-- Begin DATA SHOWN --

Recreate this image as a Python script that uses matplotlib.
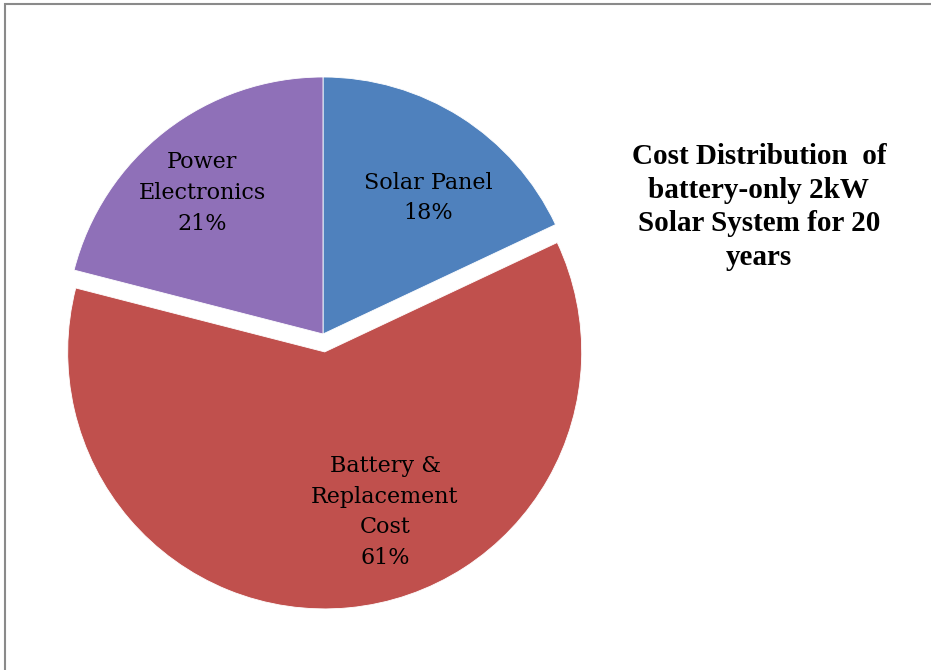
import matplotlib
matplotlib.use("Agg")
import matplotlib.pyplot as plt
from matplotlib.patches import Rectangle

# ── Data ─────────────────────────────────────────────────────────────────────
categories = ["Solar Panel", "Battery &\nReplacement\nCost", "Power\nElectronics"]
shares     = [18, 61, 21]
colors     = ["#4F81BD", "#C0504D", "#8F70B8"]
explode    = [0, 0.07, 0]          # fraction of the radius
title_text = "Cost Distribution  of\nbattery-only 2kW\nSolar System for 20\nyears"

W, H = 931, 670
fig = plt.figure(figsize=(W / 100, H / 100), dpi=100)
ax = fig.add_axes([0, 0, 1, 1])

# pie drawn in pixel-like data units (y measured from bottom)
cx, cy, r = 323, H - 334, 257
ax.pie(shares, colors=colors, explode=[e * r for e in explode], startangle=90,
       counterclock=False, center=(cx, cy), radius=r,
       wedgeprops=dict(edgecolor="white", linewidth=0.6))
ax.set_xlim(0, W)
ax.set_ylim(0, H)
ax.set_aspect("equal")
ax.axis("off")

# slice labels
label_font = dict(family="DejaVu Serif", fontsize=16, color="black",
                  ha="center", va="center", linespacing=1.52)
label_pos = [(428, 198), (385, 512), (202, 193)]
for name, pct, (x, y) in zip(categories, shares, label_pos):
    ax.text(x, H - y, f"{name}\n{pct}%", **label_font)

ax.text(759, H - 207, title_text, family="Liberation Serif", fontweight="bold",
        fontsize=21, ha="center", va="center", linespacing=1.33)

# outer frame
fig.patches.append(Rectangle((5 / W, -0.1), 1.2, 1.1 - 4 / H, transform=fig.transFigure,
                             fill=False, edgecolor="#8a8a8a", linewidth=1.5))

fig.savefig("out.png", dpi=100)
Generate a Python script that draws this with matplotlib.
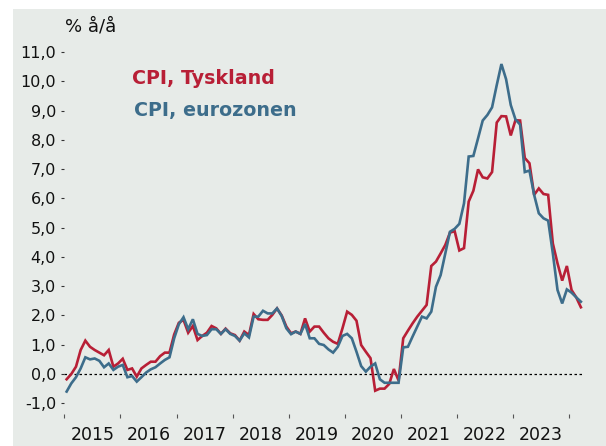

-- End DATA SHOWN --

● PROBLEM DESCRIPTION: Transcribe every entry word for word, but omit the pictures.

● OUTPUT:
Recreate this image as a Python script that uses matplotlib.
import matplotlib
matplotlib.use("Agg")
import matplotlib.pyplot as plt
from matplotlib.patches import Rectangle

# ── Data ─────────────────────────────────────────────────────────────────────
categories = ["Solar Panel", "Battery &\nReplacement\nCost", "Power\nElectronics"]
shares     = [18, 61, 21]
colors     = ["#4F81BD", "#C0504D", "#8F70B8"]
explode    = [0, 0.07, 0]          # fraction of the radius
title_text = "Cost Distribution  of\nbattery-only 2kW\nSolar System for 20\nyears"

W, H = 931, 670
fig = plt.figure(figsize=(W / 100, H / 100), dpi=100)
ax = fig.add_axes([0, 0, 1, 1])

# pie drawn in pixel-like data units (y measured from bottom)
cx, cy, r = 323, H - 334, 257
ax.pie(shares, colors=colors, explode=[e * r for e in explode], startangle=90,
       counterclock=False, center=(cx, cy), radius=r,
       wedgeprops=dict(edgecolor="white", linewidth=0.6))
ax.set_xlim(0, W)
ax.set_ylim(0, H)
ax.set_aspect("equal")
ax.axis("off")

# slice labels
label_font = dict(family="DejaVu Serif", fontsize=16, color="black",
                  ha="center", va="center", linespacing=1.52)
label_pos = [(428, 198), (385, 512), (202, 193)]
for name, pct, (x, y) in zip(categories, shares, label_pos):
    ax.text(x, H - y, f"{name}\n{pct}%", **label_font)

ax.text(759, H - 207, title_text, family="Liberation Serif", fontweight="bold",
        fontsize=21, ha="center", va="center", linespacing=1.33)

# outer frame
fig.patches.append(Rectangle((5 / W, -0.1), 1.2, 1.1 - 4 / H, transform=fig.transFigure,
                             fill=False, edgecolor="#8a8a8a", linewidth=1.5))

fig.savefig("out.png", dpi=100)
Generate a Python script that draws this with matplotlib.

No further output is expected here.